Mesmo quando a televisão tenta recuperar alguma ambiguidade — como em Troy: Fall of a City (2018), com David Gyasi — a guerra tende a ser enquadrada como narrativa de entretenimento. A Ilíada literária segue outro caminho: não oferece alívio, não fecha feridas, não entrega redenção. Ao ser levada à tela, Troia quase sempre se torna imagem. No livro, ela permanece problema.
A força duradoura da Ilíada — e o mérito da adaptação de Nick McCarty — não está em atualizar a linguagem de um clássico, mas em preservar aquilo que jamais envelhece: as imagens que organizam nossa forma de pensar o mundo. O épico de Homero não sobreviveu porque fala de espadas, muralhas e deuses caprichosos, mas porque nomeou estruturas invisíveis que continuam operando sob novas máscaras.

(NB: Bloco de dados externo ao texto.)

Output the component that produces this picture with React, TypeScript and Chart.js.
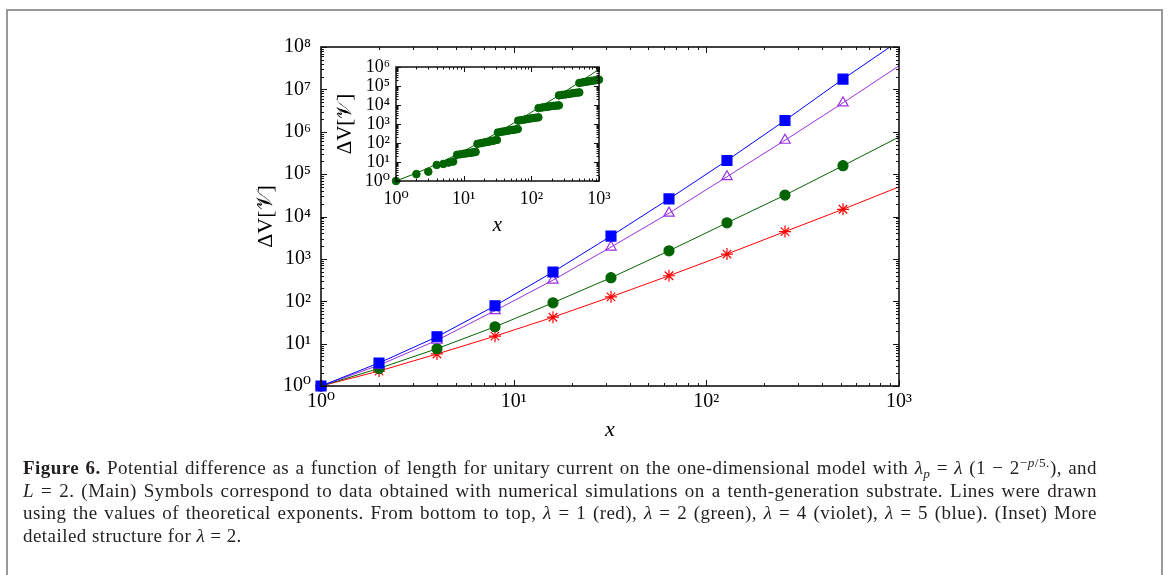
import React, { useEffect, useRef } from 'react';
import { Chart, registerables } from 'chart.js';

Chart.register(...registerables);

// ---------- data ----------
const xValues = [1, 2, 4, 8, 16, 32, 64, 128, 256, 512];
const redValues = [1, 2.25, 5.7, 15, 42, 127, 400, 1300, 4400, 14800]; // lambda = 1
const greenValues = [1, 2.6, 7.6, 25, 92, 360, 1550, 7100, 32000, 158000]; // lambda = 2
const violetValues = [1, 3.1, 12, 60, 315, 1900, 12000, 87000, 630000, 4800000]; // lambda = 4
const blueValues = [1, 3.5, 14.5, 78, 490, 3450, 26000, 210000, 1850000, 17500000]; // lambda = 5

const lineEndX = 1000;
const redEnd = 50000;
const greenEnd = 750000;
const violetEnd = 36000000;
const blueEnd = 140000000;

const mainXTicks = [1, 10, 100, 1000];
const mainXTickLabels = ['10⁰', '10¹', '10²', '10³'];
const mainYTicks = [1, 10, 100, 1e3, 1e4, 1e5, 1e6, 1e7, 1e8];
const mainYTickLabels = ['10⁰', '10¹', '10²', '10³', '10⁴', '10⁵', '10⁶', '10⁷', '10⁸'];

// inset: detailed structure for lambda = 2
const insetX = [
  1, 2, 3, 4, 5, 6, 7,
  8, 9, 10, 11, 12, 13, 14, 15,
  16, 18, 20, 22, 24, 26, 28, 31,
  32, 36, 40, 44, 48, 53, 58, 63,
  64, 72, 80, 88, 96, 106, 116, 127,
  128, 144, 160, 176, 192, 212, 232, 255,
  256, 288, 320, 352, 384, 424, 464, 511,
  512, 576, 640, 704, 768, 848, 928, 1000,
];
const insetY = [
  1, 2.3, 3.1, 7, 7.9, 9.3, 10.5,
  24, 25.5, 27, 28.5, 30, 31, 32.5, 34,
  90, 98, 106, 113, 120, 127, 134, 145,
  355, 385, 412, 438, 462, 488, 513, 540,
  1500, 1620, 1730, 1840, 1940, 2040, 2140, 2240,
  6900, 7350, 7800, 8200, 8600, 8950, 9250, 9550,
  32000, 34000, 36000, 38000, 40000, 42000, 44000, 46000,
  145000, 156000, 166000, 176000, 186000, 196000, 206000, 215000,
];
const insetYTicks = [1, 10, 100, 1e3, 1e4, 1e5, 1e6];
const insetYTickLabels = ['10⁰', '10¹', '10²', '10³', '10⁴', '10⁵', '10⁶'];

// ---------- helpers ----------
const SERIF = '"Liberation Serif", "DejaVu Serif", serif';

const frameTicksPlugin = {
  id: 'frameTicks',
  afterDatasetsDraw(chart: any, _args: any, opts: any) {
    const { ctx, chartArea } = chart;
    const { left, right, top, bottom } = chartArea;
    const xs = chart.scales.x;
    const ys = chart.scales.y;
    const major = opts.major || 6;
    const minor = opts.minor || 3;
    ctx.save();
    ctx.strokeStyle = '#111';
    ctx.lineWidth = 1;
    ctx.beginPath();
    const drawAxis = (scale: any, horizontal: boolean) => {
      const e0 = Math.round(Math.log10(scale.min));
      const e1 = Math.round(Math.log10(scale.max));
      for (let e = e0; e <= e1; e++) {
        for (let k = 1; k <= 9; k++) {
          const v = k * Math.pow(10, e);
          if (v > scale.max * 1.0001) break;
          const p = Math.round(scale.getPixelForValue(v)) + 0.5;
          const len = k === 1 ? major : minor;
          if (horizontal) {
            ctx.moveTo(p, bottom);
            ctx.lineTo(p, bottom - len);
            ctx.moveTo(p, top);
            ctx.lineTo(p, top + len);
          } else {
            ctx.moveTo(left, p);
            ctx.lineTo(left + len, p);
            ctx.moveTo(right, p);
            ctx.lineTo(right - len, p);
          }
        }
      }
    };
    drawAxis(xs, true);
    drawAxis(ys, false);
    ctx.stroke();
    ctx.lineWidth = opts.frameWidth || 1.5;
    ctx.strokeStyle = '#111';
    ctx.strokeRect(left, top, right - left, bottom - top);
    ctx.restore();
  },
};

const pts = (xs: number[], ys: number[]) => xs.map((x, i) => ({ x, y: ys[i] }));

const seriesDefs = [
  { label: 'λ = 5', values: blueValues, end: blueEnd, color: '#0000ff', style: 'rect', radius: 7, fill: '#0000ff' },
  { label: 'λ = 4', values: violetValues, end: violetEnd, color: '#9b30e0', style: 'triangle', radius: 6, fill: 'rgba(255,255,255,0)' },
  { label: 'λ = 2', values: greenValues, end: greenEnd, color: '#006400', style: 'circle', radius: 5, fill: '#006400' },
  { label: 'λ = 1', values: redValues, end: redEnd, color: '#ff0000', style: 'star', radius: 6, fill: '#ff0000' },
];

function MainChart() {
  const ref = useRef<HTMLCanvasElement | null>(null);
  useEffect(() => {
    if (!ref.current) return;
    const markerSets = seriesDefs.map((s) => ({
      label: s.label,
      data: pts(xValues, s.values),
      showLine: false,
      pointStyle: s.style,
      pointRadius: s.radius,
      pointBackgroundColor: s.fill,
      pointBorderColor: s.color,
      pointBorderWidth: 1.2,
      clip: false,
    }));
    const lineSets = seriesDefs.map((s) => ({
      label: s.label + ' theory',
      data: pts([...xValues, lineEndX], [...s.values, s.end]),
      showLine: true,
      borderColor: s.color,
      borderWidth: 1,
      pointRadius: 0,
      clip: 0,
    }));
    const chart = new Chart(ref.current, {
      type: 'scatter',
      data: { datasets: [...markerSets, ...lineSets] as any },
      plugins: [frameTicksPlugin as any],
      options: {
        animation: false,
        responsive: false,
        events: [],
        layout: { padding: { left: 0, top: 27, right: 41, bottom: 0 } },
        plugins: { legend: { display: false }, tooltip: { enabled: false }, frameTicks: { major: 6, minor: 3, frameWidth: 1.6 } } as any,
        scales: {
          x: {
            type: 'logarithmic',
            min: 1,
            max: 1000,
            position: 'bottom',
            grid: { display: false, drawTicks: false },
            border: { display: false },
            afterBuildTicks: (s: any) => { s.ticks = mainXTicks.map((v) => ({ value: v })); },
            afterFit: (s: any) => { s.height = 74; },
            ticks: {
              autoSkip: false,
              maxRotation: 0,
              padding: 4,
              color: '#000',
              font: { family: SERIF, size: 20 },
              callback: (_v: any, i: number) => mainXTickLabels[i],
            },
            title: { display: true, text: 'x', color: '#000', font: { family: SERIF, size: 22, style: 'italic' }, padding: { top: 0, bottom: 17 } },
          },
          y: {
            type: 'logarithmic',
            min: 1,
            max: 1e8,
            position: 'left',
            grid: { display: false, drawTicks: false },
            border: { display: false },
            afterBuildTicks: (s: any) => { s.ticks = mainYTicks.map((v) => ({ value: v })); },
            afterFit: (s: any) => { s.width = 121; },
            ticks: {
              autoSkip: false,
              padding: 10,
              color: '#000',
              font: { family: SERIF, size: 20 },
              callback: (_v: any, i: number) => mainYTickLabels[i],
            },
            title: { display: true, text: 'ΔV[𝒱]', color: '#000', font: { family: SERIF, size: 22 }, padding: { top: 53, bottom: 0 } },
          },
        } as any,
      },
    });
    return () => chart.destroy();
  }, []);
  return <canvas ref={ref} width={740} height={440} style={{ position: 'absolute', left: 200, top: 20, width: 740, height: 440 }} />;
}

function InsetChart() {
  const ref = useRef<HTMLCanvasElement | null>(null);
  useEffect(() => {
    if (!ref.current) return;
    const chart = new Chart(ref.current, {
      type: 'scatter',
      data: {
        datasets: [
          {
            label: 'λ = 2 detail',
            data: pts(insetX, insetY),
            showLine: false,
            pointStyle: 'circle',
            pointRadius: 3.8,
            pointBackgroundColor: '#006400',
            pointBorderColor: '#006400',
            pointBorderWidth: 1,
            clip: false,
          },
          {
            label: 'λ = 2 theory',
            data: pts([...xValues, lineEndX], [...greenValues, greenEnd]),
            showLine: true,
            borderColor: '#006400',
            borderWidth: 1,
            pointRadius: 0,
            clip: 0,
          },
        ] as any,
      },
      plugins: [frameTicksPlugin as any],
      options: {
        animation: false,
        responsive: false,
        events: [],
        layout: { padding: { left: 0, top: 17, right: 21, bottom: 0 } },
        plugins: { legend: { display: false }, tooltip: { enabled: false }, frameTicks: { major: 5, minor: 2.5, frameWidth: 1.5 } } as any,
        scales: {
          x: {
            type: 'logarithmic',
            min: 1,
            max: 1000,
            position: 'bottom',
            grid: { display: false, drawTicks: false },
            border: { display: false },
            afterBuildTicks: (s: any) => { s.ticks = mainXTicks.map((v) => ({ value: v })); },
            afterFit: (s: any) => { s.height = 64; },
            ticks: {
              autoSkip: false,
              maxRotation: 0,
              padding: 7,
              color: '#000',
              font: { family: SERIF, size: 18 },
              callback: (_v: any, i: number) => mainXTickLabels[i],
            },
            title: { display: true, text: 'x', color: '#000', font: { family: SERIF, size: 21, style: 'italic' }, padding: { top: 0, bottom: 7 } },
          },
          y: {
            type: 'logarithmic',
            min: 1,
            max: 1e6,
            position: 'left',
            grid: { display: false, drawTicks: false },
            border: { display: false },
            afterBuildTicks: (s: any) => { s.ticks = insetYTicks.map((v) => ({ value: v })); },
            afterFit: (s: any) => { s.width = 76; },
            ticks: {
              autoSkip: false,
              padding: 6,
              color: '#000',
              font: { family: SERIF, size: 18 },
              callback: (_v: any, i: number) => insetYTickLabels[i],
            },
            title: { display: true, text: 'ΔV[𝒱]', color: '#000', font: { family: SERIF, size: 21 }, padding: { top: 13, bottom: 0 } },
          },
        } as any,
      },
    });
    return () => chart.destroy();
  }, []);
  return <canvas ref={ref} width={300} height={195} style={{ position: 'absolute', left: 320, top: 50, width: 300, height: 195 }} />;
}

const supStyle: React.CSSProperties = { fontSize: '0.7em', verticalAlign: '0.5em', lineHeight: 0 };
const subStyle: React.CSSProperties = { fontSize: '0.7em', verticalAlign: '-0.3em', lineHeight: 0 };
const justLine: React.CSSProperties = { width: 1074, textAlign: 'justify', textAlignLast: 'justify' as any, whiteSpace: 'normal', height: 22.6, overflow: 'visible' };

export default function App() {
  return (
    <div style={{ position: 'absolute', left: 0, top: 0, width: 1168, height: 575, overflow: 'hidden', background: '#fff' }}>
      <div style={{ position: 'absolute', left: 6, top: 9, width: 1153, height: 700, border: '2px solid #999' }} />
      <MainChart />
      <InsetChart />
      <div
        style={{
          position: 'absolute',
          left: 23,
          top: 457,
          fontFamily: SERIF,
          fontSize: 19,
          letterSpacing: '0.45px',
          lineHeight: '22.6px',
          color: '#231f20',
        }}
      >
        <div style={justLine}>
          <b>Figure 6.</b> Potential difference as a function of length for unitary current on the one-dimensional model with{' '}
          <i>λ</i><sub style={subStyle}><i>p</i></sub> = <i>λ</i> (1 − 2<sup style={supStyle}>−<i>p</i>/5.</sup>), and
        </div>
        <div style={justLine}>
          <i>L</i> = 2. (Main) Symbols correspond to data obtained with numerical simulations on a tenth-generation substrate. Lines were drawn
        </div>
        <div style={justLine}>
          using the values of theoretical exponents. From bottom to top, <i>λ</i> = 1 (red), <i>λ</i> = 2 (green), <i>λ</i> = 4 (violet), <i>λ</i> = 5 (blue). (Inset) More
        </div>
        <div style={{ whiteSpace: 'nowrap' }}>
          detailed structure for <i>λ</i> = 2.
        </div>
      </div>
    </div>
  );
}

O calcanhar de Aquiles permanece entre nós sempre que a confiança excessiva se transforma em ponto cego. O cavalo de Troia reaparece toda vez que a ameaça se apresenta como solução, conforto ou progresso inevitável. A flecha que atravessa as argolas continua a nos assombrar na exigência moderna de excelência absoluta — num mundo que cobra precisão sem garantir acesso ao arco.
Mas a Ilíada vai além dessas imagens consagradas. Ela nos lembra que guerras começam antes do primeiro golpe, no território da emoção: na ira de Aquiles, onde o orgulho ferido vale mais que vidas; em Pátroclo, que mostra como a guerra se espalha por contágio, vestindo corpos que não estavam preparados para ela; em Heitor, talvez o mais contemporâneo dos heróis, que luta não para vencer, mas para adiar o fim, sustentando um mundo que já sabe condenado.

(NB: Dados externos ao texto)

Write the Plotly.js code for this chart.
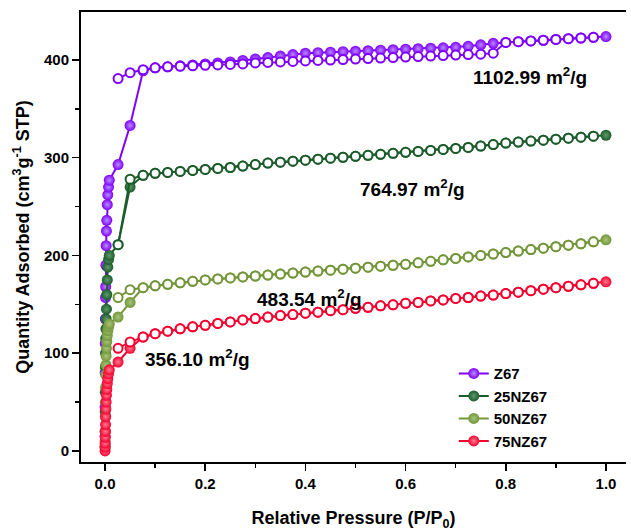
<!DOCTYPE html>
<html>
<head>
<meta charset="utf-8">
<script src="https://cdn.plot.ly/plotly-3.0.1.min.js"></script>
<style>html,body{margin:0;padding:0;background:#fff;}#chart{width:631px;height:531px;}</style>
</head>
<body>
<div id="chart"></div>
<script>
// Relative pressure grids
const lowP = [0.0001,0.0002,0.0003,0.0005,0.0007,0.001,0.0013,0.0017,0.0022,0.0028,0.0035,0.0045,0.0055,0.007,0.0085];
const midP = [0.026,0.05];
const highP = [0.076,0.1,0.125,0.15,0.175,0.2,0.225,0.25,0.275,0.3,0.325,0.35,0.375,0.4,0.425,0.45,0.475,0.5,0.525,0.55,0.575,0.6,0.625,0.65,0.675,0.7,0.725,0.75,0.775,0.8,0.825,0.85,0.875,0.9,0.925,0.95,0.975,1.0];

const names = ["Z67","25NZ67","50NZ67","75NZ67"];
const colors = ["#7f00ff","#1c5c2b","#73963a","#f5002f"];
const centers = ["#b98cff","#5f9a6c","#a8c47a","#ff7a8e"];
const areaLabels = ["1102.99 m<sup>2</sup>/g","764.97 m<sup>2</sup>/g","483.54 m<sup>2</sup>/g","356.10 m<sup>2</sup>/g"];
const labelX = [0.848,0.613,0.409,0.184];
const labelY = [384,269,157,95];

// Z67
const z67AdsLow = [15,45,80,110,135,157,168,190,210,225,236,252,262,270,277];
const z67AdsMid = [293,333];
const z67AdsHigh = [389,392,393,394,395,396,397,398,399.5,401,402.5,404,405.5,407,407.5,408,408.5,409,409.5,410,410.5,411,411.5,412,412.5,413,414,415.5,417,418,418.7,419.5,420.2,421,421.8,422.5,423.2,424];
const z67DesMid = [381,387];
const z67DesHigh = [390,392,393,393.5,394,394.5,395,395.5,396,397,397.5,398,398.5,399,399.5,400,400.5,401,401.5,402,402.5,403,403.5,404,404.5,405,405.5,406,407,418,418.7,419.5,420.2,421,421.8,422.5,423.2];
// 25NZ67
const n25AdsLow = [5,20,40,60,86,100,115,125,135,145,160,175,188,196,200];
const n25AdsMid = [211,270];
const n25High = [282,284,285,286,287,288,289,290,291.5,293,294.5,295.5,296.5,297.5,298.5,299.5,300.5,301.5,302.5,303.5,304.5,305.5,306.5,307.5,308.5,309.5,310.5,312,313.5,315,316,317,318,319,320,321,322,323];
const n25DesMid = [211,278];
// 50NZ67
const n50AdsLow = [3,10,20,35,50,65,78,88,97,105,112,118,123,127,130];
const n50AdsMid = [137,152];
const n50High = [167,169,170.5,172,173.5,175,176,177,178,179,180,181,182,183,184,185,186,187,188,189,190,191,192.5,194,195.5,197,198.5,200,201.5,203,204.5,206,207.5,209,210.5,212,214,216];
const n50DesMid = [157,165];
// 75NZ67
const n75AdsLow = [0,4,8,14,20,27,35,43,50,57,63,69,74,79,83];
const n75AdsMid = [91,105];
const n75High = [116.5,120,122.5,125,127,128.5,130.5,132,134,135.5,137,138.5,139.5,141,142,143.5,144.5,146,147,148.5,149.5,151,152,153.5,154.5,156,157,158.5,159.5,161,162.5,164,165.5,167,168.5,170,171.5,173];
const n75DesMid = [105,111.5];

const ads = [
  z67AdsLow.concat(z67AdsMid, z67AdsHigh),
  n25AdsLow.concat(n25AdsMid, n25High),
  n50AdsLow.concat(n50AdsMid, n50High),
  n75AdsLow.concat(n75AdsMid, n75High)
];
const des = [
  z67DesMid.concat(z67DesHigh),
  n25DesMid.concat(n25High.slice(0,-1)),
  n50DesMid.concat(n50High.slice(0,-1)),
  n75DesMid.concat(n75High.slice(0,-1))
];
const adsX = lowP.concat(midP, highP);
const desX = midP.concat(highP.slice(0,-1));

const traces = [];
for (let i = 0; i < 4; i++) {
  traces.push({
    x: adsX, y: ads[i], name: names[i], type: 'scatter', mode: 'lines+markers',
    line: {color: colors[i], width: 2},
    marker: {color: colors[i], size: 11, symbol: 'circle', gradient: {type: 'radial', color: centers[i]}, line: {width: 0}},
    legendrank: i + 1
  });
  traces.push({
    x: desX, y: des[i], name: names[i] + ' des', type: 'scatter', mode: 'lines+markers', showlegend: false,
    line: {color: colors[i], width: 2},
    marker: {color: '#ffffff', size: 9, symbol: 'circle', line: {color: colors[i], width: 2}}
  });
}

const font = {family: 'Arial, "Liberation Sans", sans-serif', color: '#000', weight: 'bold'};
const annotations = areaLabels.map((t, i) => ({
  x: labelX[i], y: labelY[i], xref: 'x', yref: 'y', text: t, showarrow: false,
  font: Object.assign({}, font, {size: 19})
}));

const layout = {
  width: 631, height: 531,
  margin: {l: 81, r: 5, t: 12, b: 69},
  paper_bgcolor: '#fff', plot_bgcolor: '#fff',
  showlegend: true,
  legend: {x: 0.684, y: 0.233, xanchor: 'left', yanchor: 'top', bgcolor: 'rgba(0,0,0,0)',
           font: Object.assign({}, font, {size: 15}), tracegroupgap: 0, itemwidth: 30},
  xaxis: {
    range: [-0.048, 1.04], tickvals: [0,0.2,0.4,0.6,0.8,1.0], tickformat: '.1f',
    ticks: 'outside', ticklen: 7, tickwidth: 1.5, tickcolor: '#000',
    minor: {dtick: 0.1, tick0: 0, ticks: 'outside', ticklen: 4, tickwidth: 1.5, tickcolor: '#000'},
    showline: true, linewidth: 2, linecolor: '#000', mirror: true,
    showgrid: false, zeroline: false,
    tickfont: Object.assign({}, font, {size: 15}),
    title: {text: 'Relative Pressure (P/P<sub>0</sub>)', font: Object.assign({}, font, {size: 18}), standoff: 22}
  },
  yaxis: {
    range: [-11.3, 449.1], tickvals: [0,100,200,300,400],
    ticks: 'outside', ticklen: 7, tickwidth: 1.5, tickcolor: '#000',
    minor: {dtick: 50, tick0: 0, ticks: 'outside', ticklen: 4, tickwidth: 1.5, tickcolor: '#000'},
    showline: true, linewidth: 2, linecolor: '#000', mirror: false,
    showgrid: false, zeroline: false,
    tickfont: Object.assign({}, font, {size: 15}),
    title: {text: 'Quantity Adsorbed (cm<sup>3</sup>g<sup>-1</sup> STP)', font: Object.assign({}, font, {size: 18}), standoff: 10}
  },
  annotations: annotations
};

Plotly.newPlot('chart', traces, layout, {displayModeBar: false, staticPlot: true});
</script>
</body>
</html>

Até os deuses da Ilíada continuam entre nós. Não mais com nomes olímpicos, mas como forças abstratas e impessoais — mercados, algoritmos, sistemas — que interferem, favorecem, punem e decidem destinos sem jamais prestar contas. A arbitrariedade divina foi apenas traduzida em linguagem técnica.
Ao reler Troia pelas mãos de McCarty, o leitor moderno percebe algo desconfortável: não avançamos tanto quanto imaginamos. Mudaram as armas, os discursos e as tecnologias, mas os mecanismos do conflito permanecem intactos.
Ainda construímos heróis para depois destruí-los; ainda confundimos honra com vaidade; ainda abrimos os portões quando acreditamos que a guerra terminou.
Talvez por isso a Ilíada continue sendo lida, recontada e reescrita. Não por nostalgia, nem por reverência acadêmica, mas porque ela funciona como um espelho implacável. Um livro que não oferece consolo, apenas reconhecimento.
Troia não caiu em ruínas. Ela se fragmentou e se espalhou — nas cidades, nas instituições, nas empresas, nas relações pessoais, nos conflitos íntimos. E enquanto continuarmos chamando nossas fragilidades de forças, nossas concessões de presentes e nossas exclusões de mérito, continuaremos vivendo dentro de seus muros.
Ler a Ilíada hoje não é revisitar o passado.
É reconhecer o terreno em que ainda estamos pisando.
A Ilíada não encerra a história. Ela a interrompe no momento mais incômodo: quando a guerra termina, mas suas consequências ainda não começaram a ser elaboradas. A continuação desse percurso está em A Odisseia, também atribuída a Homero — um poema menos sobre a guerra em si e mais sobre o que resta dela: o retorno, a errância, a memória, a dificuldade de voltar a ser quem se era.
Se a Ilíada narra a implosão do mundo pela violência, a Odisseia investiga o custo íntimo da sobrevivência. Ler uma sem a outra é compreender apenas metade da experiência. Para quem deseja seguir essa travessia — da batalha ao exílio, da glória ao cansaço — a leitura de A Odisseia é não apenas recomendada, mas necessária.